La sortie du président du Bénin, Patrice Talon, la semaine dernière sur la proposition de huit pays d’Afrique de l’Ouest de retirer leurs réserves en devises de la banque centrale française a suscité une vague de réactions. Les experts ont exposé les implications diverses de cette décision tant audacieuse que difficile.
Pour plusieurs observateurs et analystes économiques, l’initiative des pays de la zone CFA de retirer leurs réserves en devises de la banque centrale française, aura sans aucun doute de graves répercussions sur l’économie française mais aussi pourrait contenir de nombreuses ramifications politiques, alors même qu’elle a été largement saluée sur le continent africain. Cette décision s’accompagne également de la décision de remplacer le franc CFA, la devise liée à l’euro utilisée dans 14 pays d’Afrique de l’Ouest et du Centre, par une nouvelle monnaie commune de l’Afrique de l’Ouest, nommée éco.
« Nous sommes tous d’accord sur ce point, à l’unanimité, pour mettre fin à ce modèle », a déclaré jeudi à la presse française le président béninois Patrice Talon. Aussi, le Bénin, le Togo, le Burkina Faso, le Mali, le Sénégal, la Côte d’Ivoire, le Niger et la Guinée-Bissau ont maintenant décidé de déplacer leurs réserves au Sénégal, à la Banque centrale des États de l’Afrique de l’Ouest. Le CFA, spécialement créé en 1945 pour les colonies françaises d’Afrique, est lié à l’euro et sa convertibilité est garantie par la France, rappelle l’agence Anadolu. Selon cet arrangement, décrit par les analystes comme une relique coloniale, ces pays africains ont dû déposer la moitié de leurs réserves en devises à la banque centrale française.
Des implications réelles
Selon l’analyste Ougandais, Fred Muhumuza, enseignant de sciences économiques à l’Université de Makerere, l’un des plus grands et des plus anciens établissements d’enseignement supérieur d’Ouganda, cité par Anadolu, « le dépôt de monnaie dans les pays développés visait à l’isoler des instabilités politiques du pays d’origine ». « Ils (les pays en développement) conservent également leurs réserves dans les banques centrales des pays développés, pour obtenir de bons rendements », a-t-il déclaré. Cependant l’économiste révèle a Anadolu, qu’en réalité, « il est également vrai que ces réserves constituent une bonne ressource pour les pays développés et non pour leurs véritables propriétaires ».

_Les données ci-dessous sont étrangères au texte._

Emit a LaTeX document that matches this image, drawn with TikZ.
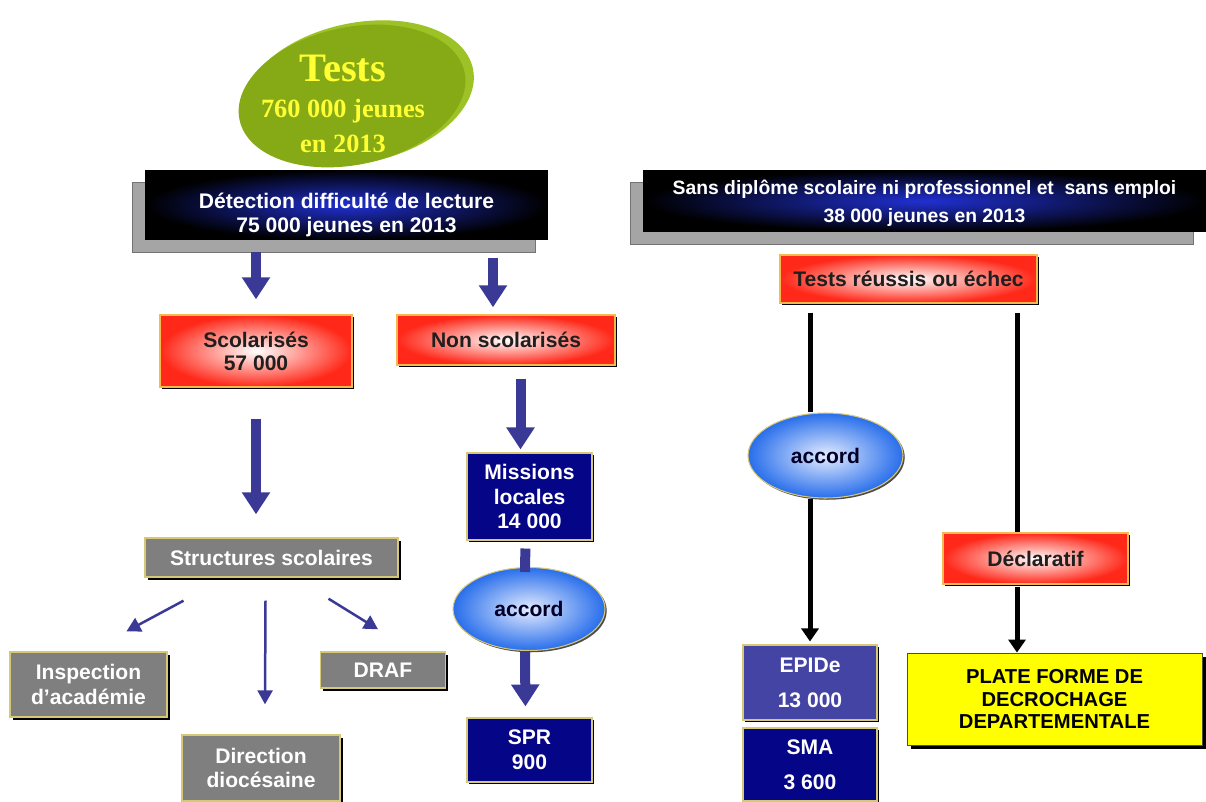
\documentclass[tikz,border=0pt]{standalone}
\usepackage{fontspec}
\setmainfont{Liberation Sans}
\newfontfamily\serifbf{Liberation Serif}
\usepackage{tikz}
\usetikzlibrary{
	arrows.meta,shapes,shadows,calc
}

\definecolor{testgreen}{RGB}{134,170,22}
\definecolor{testrim}{RGB}{156,194,38}
\definecolor{testyellow}{RGB}{255,255,51}
\definecolor{headblue}{RGB}{32,48,210}
\definecolor{shadowgrey}{RGB}{165,165,165}
\definecolor{alertred}{RGB}{255,40,25}
\definecolor{alertrim}{RGB}{245,185,80}
\definecolor{boxgrey}{RGB}{127,127,127}
\definecolor{greyrim}{RGB}{215,200,120}
\definecolor{deepnavy}{RGB}{5,5,135}
\definecolor{epideblue}{RGB}{68,68,165}
\definecolor{arrowblue}{RGB}{58,58,150}
\definecolor{bubbleblue}{RGB}{40,110,235}
\definecolor{bubblelight}{RGB}{228,236,255}
\definecolor{plateyellow}{RGB}{255,255,0}

\begin{document}
\begin{tikzpicture}[x=0.02cm,y=-0.02cm,
	every node/.style={font=\bfseries\fontsize{12}{14}\selectfont},
	headbox/.style={rectangle,inner ysep=0pt,inner color=headblue,outer color=black,text=white,align=center,
		general shadow={shadow xshift=-0.25cm,shadow yshift=-0.25cm,fill=shadowgrey,draw=black!55}},
	redbox/.style={rectangle,inner color=white,outer color=alertred,draw=alertrim,line width=0.8pt,
		text=black!88,align=center,drop shadow={shadow xshift=1.2pt,shadow yshift=-1.2pt,fill=black,opacity=1}},
	greybox/.style={rectangle,fill=boxgrey,draw=greyrim,line width=0.8pt,text=white,align=center,
		drop shadow={shadow xshift=1.5pt,shadow yshift=-1.5pt,fill=black,opacity=1}},
	navybox/.style={rectangle,fill=deepnavy,draw=greyrim,line width=0.6pt,text=white,align=center,
		drop shadow={shadow xshift=1.2pt,shadow yshift=-1.2pt,fill=black,opacity=1}},
	bubble/.style={ellipse,inner color=bubblelight,outer color=bubbleblue,draw=greyrim,line width=0.6pt,
		text=black!85!blue,drop shadow={shadow xshift=1pt,shadow yshift=-1pt,fill=black!70,opacity=1}},
	fatarrow/.style={color=arrowblue,line width=0.2cm,-{Triangle[width=0.54cm,length=0.44cm]}},
	thinarrow/.style={color=arrowblue,line width=0.05cm,-{Triangle[width=0.3cm,length=0.28cm]}},
	blackarrow/.style={color=black,line width=0.1cm,-{Triangle[width=0.34cm,length=0.26cm]}}]
	\useasboundingbox (0,0) rectangle (1206,801);
	% the tests disc
	\node[ellipse,rotate=12,minimum width=4.7cm,minimum height=2.8cm,fill=testrim] (testsrim) at (358,93) {};
	\node[ellipse,rotate=12,minimum width=4.6cm,minimum height=2.75cm,fill=testgreen] (testsdisc) at (352,96) {};
	\node[text=testyellow,align=center,font=\serifbf\bfseries\fontsize{15}{20}\selectfont] (tests) at (343,104)
		{{\fontsize{23}{23}\selectfont Tests}\\760 000 jeunes\\en 2013};
	% nodes, left part
	\node[headbox,minimum width=8.06cm,minimum height=1.4cm] (det) at (346.5,205)
		{\rule{0pt}{20pt}Détection difficulté de lecture\\[-0.6pt]75 000 jeunes en 2013};
	\node[redbox,minimum width=3.84cm,minimum height=1.44cm] (sco) at (256,351) {Scolarisés\\[-1pt]57 000};
	\node[redbox,minimum width=4.36cm,minimum height=1cm] (nonsc) at (506,340) {Non scolarisés};
	\node[greybox,minimum width=5.06cm,minimum height=0.78cm] (struct) at (271.5,557.5) {Structures scolaires};
	\node[greybox,minimum width=3.14cm,minimum height=1.3cm] (insp) at (88.5,684.5) {Inspection\\d’académie};
	\node[greybox,minimum width=2.5cm,minimum height=0.72cm] (draf) at (383,670) {DRAF};
	\node[greybox,minimum width=3.16cm,minimum height=1.32cm] (dir) at (261,768) {Direction\\diocésaine};
	\node[navybox,minimum width=2.5cm,minimum height=1.74cm] (miss) at (529.5,496.5) {Missions\\locales\\14 000};
	\node[bubble,minimum width=3.04cm,minimum height=1.66cm] (acc1) at (529,609) {accord};
	\node[navybox,minimum width=2.5cm,minimum height=1.28cm] (spr) at (529.5,750) {SPR\\900};
	% nodes, right part
	\node[headbox,minimum width=11.26cm,minimum height=1.24cm,font=\bfseries\fontsize{11}{13}\selectfont] (nodip) at (924.5,201)
		{\rule{0pt}{11pt}Sans diplôme scolaire ni professionnel et \ sans emploi\\[3pt]38 000 jeunes en 2013};
	\node[redbox,minimum width=5.14cm,minimum height=0.96cm] (tr) at (908.5,279) {Tests réussis ou échec};
	\node[bubble,minimum width=3.1cm,minimum height=1.7cm] (acc2) at (825.5,455.5) {accord};
	\node[redbox,minimum width=3.7cm,minimum height=1.02cm] (decl) at (1035.5,558.5) {Déclaratif};
	\node[navybox,fill=epideblue,minimum width=2.68cm,minimum height=1.5cm] (epide) at (810,682.5) {EPIDe\\[6pt]13 000};
	\node[navybox,minimum width=2.68cm,minimum height=1.46cm] (sma) at (810,764.5) {SMA\\[6pt]3 600};
	\node[rectangle,fill=plateyellow,draw=black!70,line width=0.5pt,align=center,
		font=\bfseries\fontsize{11.5}{13}\selectfont,minimum width=5.9cm,minimum height=1.84cm,
		drop shadow={shadow xshift=2.5pt,shadow yshift=-2.5pt,fill=black,opacity=1}] (plate) at (1054.5,699)
		{PLATE FORME DE\\DECROCHAGE\\DEPARTEMENTALE};
	%
	\path[fatarrow]
	% under the detection box
	(det.south -| sco.north) edge[shorten <=0.24cm,shorten >=0.3cm] (sco.north)
	($(det.south -| nonsc.north)+(-13,0)$) edge[shorten <=0.36cm,shorten >=0.14cm] ($(nonsc.north)+(-13,0)$)
	% down the two columns
	(sco.south) edge[shorten <=0.62cm,shorten >=0.46cm] (sco.south |- struct.north)
	($(nonsc.south -| miss.north)+(-9,0)$) edge[shorten <=0.26cm,shorten >=0.06cm] ($(miss.north)+(-9,0)$)
	($(miss.south)+(-4,0)$) edge[-,shorten <=0.16cm] ($(acc1.north)+(-4,5)$)
	($(acc1.south)+(-4,0)$) edge[shorten >=0.22cm] ($(spr.north)+(-4,0)$);
	\path[thinarrow]
	% to the school structures
	($(struct.south)+(-88,23)$) edge ($(insp.north)+(38,-20)$)
	($(struct.south)+(-6,23)$) edge ($(dir.north)+(4,-30)$)
	($(struct.south)+(57,21)$) edge ($(draf.north)+(-5,-22)$);
	\path[blackarrow]
	% the two black lines
	(tr.south -| epide.north) edge[-,shorten <=0.18cm] (acc2.north -| epide.north)
	(acc2.south -| epide.north) edge[shorten >=0.06cm] (epide.north)
	($(tr.south -| decl.north)+(-18.5,0)$) edge[-,shorten <=0.18cm] ($(decl.north)+(-18.5,0)$)
	($(decl.south)+(-18.5,0)$) edge[shorten <=0.04cm] ($(plate.north)+(-37.5,0)$);
\end{tikzpicture}
\end{document}
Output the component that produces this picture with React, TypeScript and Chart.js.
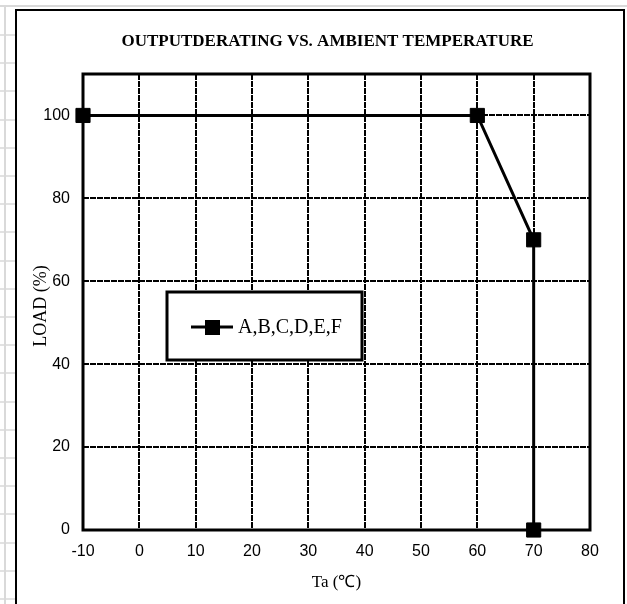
import React, { useEffect, useRef } from "react";
import { Chart, registerables } from "chart.js";

Chart.register(...registerables);

const temperatures = [-10, 60, 70, 70];
const loads = [100, 100, 70, 0];
const seriesLabel = "A,B,C,D,E,F";
const chartTitle = "OUTPUTDERATING VS. AMBIENT TEMPERATURE";
const xAxisTitle = "Ta (\u2103)";
const yAxisTitle = "LOAD (%)";
const xMin = -10;
const xMax = 80;
const xStep = 10;
const yMin = 0;
const yMax = 110;
const yStep = 20;

const decorPlugin = {
  id: "decor",
  beforeDraw(chart: any) {
    const { ctx, width, height } = chart;
    ctx.save();
    ctx.fillStyle = "#ffffff";
    ctx.fillRect(0, 0, width, height);
    // spreadsheet grey lines
    ctx.strokeStyle = "#d9d9d9";
    ctx.lineWidth = 2;
    ctx.beginPath();
    ctx.moveTo(0, 6);
    ctx.lineTo(width, 6);
    ctx.moveTo(5, 6);
    ctx.lineTo(5, height);
    ctx.stroke();
    ctx.lineWidth = 1.5;
    ctx.beginPath();
    for (let y = 35; y < height; y += 28.2) {
      ctx.moveTo(0, Math.round(y));
      ctx.lineTo(16, Math.round(y));
    }
    ctx.stroke();
    // outer chart border
    ctx.strokeStyle = "#000";
    ctx.lineWidth = 2;
    ctx.strokeRect(16, 10, 608, height + 20);
    ctx.restore();
  },
  beforeDatasetsDraw(chart: any) {
    const { ctx, chartArea } = chart;
    ctx.save();
    ctx.strokeStyle = "#000";
    ctx.lineWidth = 3;
    ctx.strokeRect(chartArea.left, chartArea.top, chartArea.right - chartArea.left, chartArea.bottom - chartArea.top);
    ctx.restore();
  },
  afterDraw(chart: any) {
    const { ctx, chartArea } = chart;
    const cx = (chartArea.left + chartArea.right) / 2;
    const cy = (chartArea.top + chartArea.bottom) / 2;
    ctx.save();
    ctx.fillStyle = "#000";
    ctx.textAlign = "center";
    ctx.textBaseline = "middle";
    ctx.font = "bold 17px 'Liberation Serif', 'Times New Roman', serif";
    ctx.fillText(chartTitle, cx - 9, 42);
    ctx.font = "17px 'Liberation Serif', 'Times New Roman', serif";
    ctx.fillText(xAxisTitle, cx, 583);
    ctx.font = "18px 'Liberation Serif', 'Times New Roman', serif";
    ctx.translate(41, cy + 4);
    ctx.rotate(-Math.PI / 2);
    ctx.fillText(yAxisTitle, 0, 0);
    ctx.restore();

    // legend box
    ctx.save();
    ctx.fillStyle = "#fff";
    ctx.fillRect(167, 292, 195, 68);
    ctx.strokeStyle = "#000";
    ctx.lineWidth = 3;
    ctx.strokeRect(167, 292, 195, 68);
    ctx.beginPath();
    ctx.moveTo(191, 327);
    ctx.lineTo(233, 327);
    ctx.stroke();
    ctx.fillStyle = "#000";
    ctx.fillRect(205, 320, 15, 15);
    ctx.font = "20px 'Liberation Serif', 'Times New Roman', serif";
    ctx.textAlign = "left";
    ctx.textBaseline = "middle";
    ctx.fillText(seriesLabel, 238, 328);
    ctx.restore();
  },
};

export default function App() {
  const ref = useRef<HTMLCanvasElement | null>(null);
  useEffect(() => {
    if (!ref.current) return;
    const chart = new Chart(ref.current, {
      type: "line",
      data: {
        datasets: [
          {
            label: seriesLabel,
            data: temperatures.map((t, i) => ({ x: t, y: loads[i] })),
            borderColor: "#000",
            backgroundColor: "#000",
            borderWidth: 3,
            pointStyle: "rect",
            pointRadius: 10,
            pointBorderWidth: 1,
            pointBackgroundColor: "#000",
            pointBorderColor: "#000",
            clip: false,
            tension: 0,
          } as any,
        ],
      },
      options: {
        animation: false,
        responsive: false,
        layout: { padding: { top: 74, right: 37, left: 0, bottom: 0 } },
        plugins: { legend: { display: false }, title: { display: false }, tooltip: { enabled: false } },
        scales: {
          x: {
            type: "linear",
            min: xMin,
            max: xMax,
            ticks: {
              stepSize: xStep,
              padding: 12,
              color: "#000",
              font: { family: "'Liberation Sans', Arial, sans-serif", size: 16 },
            },
            grid: { color: "#000", lineWidth: 2, drawTicks: false },
            border: { display: false, dash: [6, 1] },
            afterFit: (s: any) => {
              s.height = 74;
            },
          } as any,
          y: {
            type: "linear",
            min: yMin,
            max: yMax,
            ticks: {
              stepSize: yStep,
              padding: 13,
              color: "#000",
              font: { family: "'Liberation Sans', Arial, sans-serif", size: 16 },
              callback: (v: any) => (v > 100 ? null : String(v)),
            },
            grid: { color: "#000", lineWidth: 2, drawTicks: false },
            border: { display: false, dash: [6, 1] },
            afterFit: (s: any) => {
              s.width = 83;
            },
          } as any,
        },
      },
      plugins: [decorPlugin],
    });
    return () => chart.destroy();
  }, []);
  return (
    <div style={{ position: "fixed", left: 0, top: 0, width: 627, height: 604, background: "#fff" }}>
      <canvas ref={ref} width={627} height={604} style={{ display: "block" }} />
    </div>
  );
}
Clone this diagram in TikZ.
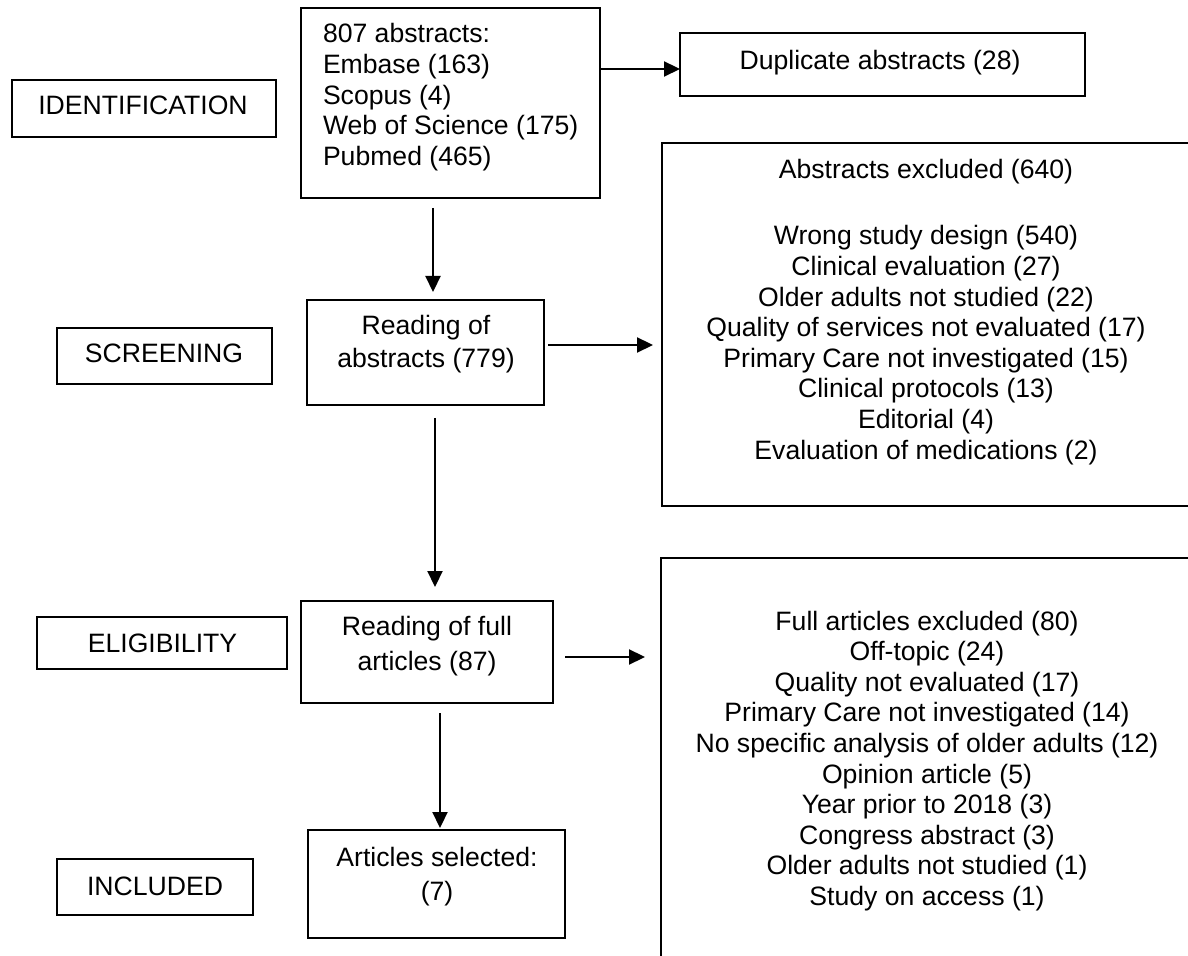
\documentclass[tikz,border=0pt]{standalone}
\usepackage{fontspec}
\setmainfont{Liberation Sans}
\usetikzlibrary{arrows.meta}
\newcommand\topstrut{\rule{0pt}{11pt}}
\begin{document}
\begin{tikzpicture}[x=0.5pt, y=-0.5pt,
  bx/.style={draw, line width=1.2pt, rectangle, inner sep=0pt, outer sep=0pt},
  lbl/.style={inner sep=0pt, outer sep=0pt, font=\fontsize{13.3}{15.3}\selectfont},
  arr/.style={line width=1.1pt, -{Triangle[length=8pt,width=7.5pt]}}]
\useasboundingbox (0,0) rectangle (1188,956);
\clip (0,0) rectangle (1188,956);

% stage labels
\node[bx, minimum width=132pt, minimum height=28.5pt] (ident) at (144,108.5) {};
\node[lbl, anchor=base] (identT) at (143,115) {IDENTIFICATION};
\node[bx, minimum width=107.5pt, minimum height=28pt] (screen) at (164.5,356) {};
\node[lbl, anchor=base] (screenT) at (164,363) {SCREENING};
\node[bx, minimum width=125pt, minimum height=26pt] (elig) at (162,643) {};
\node[lbl, anchor=base] (eligT) at (162.5,652) {ELIGIBILITY};
\node[bx, minimum width=98pt, minimum height=28pt] (incl) at (155,887) {};
\node[lbl, anchor=base] (inclT) at (155,895) {INCLUDED};

% main flow boxes
\node[bx, minimum width=149.5pt, minimum height=95pt] (b807) at (450.5,103) {};
\node[lbl, anchor=north west, align=left] (b807T) at (323,21)
  {\topstrut 807 abstracts:\\Embase (163)\\Scopus (4)\\Web of Science (175)\\Pubmed (465)};

\node[bx, minimum width=202.5pt, minimum height=31.5pt] (dup) at (882.5,64.5) {};
\node[lbl, anchor=base] (dupT) at (880,70) {Duplicate abstracts (28)};

\node[bx, minimum width=118.5pt, minimum height=52.5pt] (abs) at (425.5,352.5) {};
\node[lbl, anchor=north, align=center, font=\fontsize{13.3}{16.5}\selectfont] (absT) at (426,313)
  {\topstrut Reading of\\abstracts (779)};

\node[bx, minimum width=265pt, minimum height=181.5pt] (excl) at (927,324.5) {};
\node[lbl, anchor=north, align=center] (exclT) at (926,157)
  {\topstrut Abstracts excluded (640)\\[17.7pt]
   Wrong study design (540)\\
   Clinical evaluation (27)\\
   Older adults not studied (22)\\
   Quality of services not evaluated (17)\\
   Primary Care not investigated (15)\\
   Clinical protocols (13)\\
   Editorial (4)\\
   Evaluation of medications (2)};

\node[bx, minimum width=126pt, minimum height=51pt] (full) at (427,652) {};
\node[lbl, anchor=north, align=center, font=\fontsize{13.3}{17.5}\selectfont] (fullT) at (427,613)
  {\topstrut Reading of full\\articles (87)};

\node[bx, minimum width=265.5pt, minimum height=201pt] (fexcl) at (926.5,759) {};
\node[lbl, anchor=north, align=center] (fexclT) at (927,608)
  {\topstrut Full articles excluded (80)\\
   Off-topic (24)\\
   Quality not evaluated (17)\\
   Primary Care not investigated (14)\\
   No specific analysis of older adults (12)\\
   Opinion article (5)\\
   Year prior to 2018 (3)\\
   Congress abstract (3)\\
   Older adults not studied (1)\\
   Study on access (1)};

\node[bx, minimum width=128.5pt, minimum height=54pt] (sel) at (436.5,884) {};
\node[lbl, anchor=north, align=center, font=\fontsize{13.3}{17}\selectfont] (selT) at (437,844)
  {\topstrut Articles selected:\\(7)};

% connector guides
\coordinate (y69) at (0,69);
\coordinate (x433) at (433,0);
\coordinate (y345) at (0,345);
\coordinate (x435) at (435,0);
\coordinate (y657) at (0,657);
\coordinate (x440) at (440,0);

% connectors
\draw[arr] (b807.east |- y69) -- (dup.west |- y69);
\draw[arr, shorten <=5pt, shorten >=4pt] (b807.south -| x433) -- (abs.north -| x433);
\draw[arr, shorten <=2pt, shorten >=4.5pt] (abs.east |- y345) -- (excl.west |- y345);
\draw[arr, shorten <=6.5pt, shorten >=7pt] (abs.south -| x435) -- (full.north -| x435);
\draw[arr, shorten <=6pt, shorten >=8pt] (full.east |- y657) -- (fexcl.west |- y657);
\draw[arr, shorten <=5pt, shorten >=1pt] (full.south -| x440) -- (sel.north -| x440);
\end{tikzpicture}
\end{document}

Comme le soupçonnent plusieurs observateurs, l’expert ougandais met en évidence le fait que «la perte d’un pool de ressources et le contrôle des économies de ces pays aura des effets en cascade sur la France, qui pourraient ne pas prendre la décision à la légère. Il sera difficile de transférer des réserves. Il y avait des propositions similaires avant. Ils ne se sont jamais matérialisés ». Il va sans dire que la France pourrait mettre tout en œuvre pour que cela n’arrive « jamais », et ceci, en usant de tous les moyens pour mettre les bâtons dans les roues de la CEDEAO. Ceci pourrait aussi prendre des proportions politiques avec des formes d’ingérences.
Mais à quand la matérialisation ?
Le président Talon a convenu que la décision pourrait prendre du temps, mais elle a été adoptée lors de la réunion de la Communauté économique des États de l’Afrique de l’Ouest (CEDEAO). En juillet, rapporte Anadolu, les dirigeants de la région ont également adopté une proposition visant à introduire la monnaie unique, l’éco, pour l’ensemble de la région d’ici 2020. Au cours de la première phase, les pays ayant leurs propres devises (Gambie, Ghana, Guinée, Nigéria et Sierra Leone) lanceront l’éco. Dans une seconde phase, les huit pays membres de l’UEMOA (Union économique et monétaire ouest-africaine) ayant en commun le franc CFA (Côte d’Ivoire, Sénégal, Burkina Faso, Mali, Togo, Niger, Bénin et Guinée-Bissau) seront couverts.
« L’injustice dure depuis trop longtemps. Il est temps de discuter de questions avec la France pour clarifier beaucoup de choses, pour nous permettre d’avoir notre souveraineté monétaire. Nous ne l’avons pas aujourd’hui », a déclaré lundi, le président tchadien Idris Debby, lors d’un point de presse. Selon un autre expert de la (CEDEAO) interrogé par Anadolu, Bashiru Animashaun, « le succès de l’union monétaire dépendra des dispositions des États membres, en particulier des pays francophones, qui comptent encore pour beaucoup sur la France ». Il est donc temps pour les pays francophones en occurrence leurs dirigeants de prendre leur destin en main et d’arrêter d’être les hôtes d’un parasite qui semble prendre le contrôle d’eux.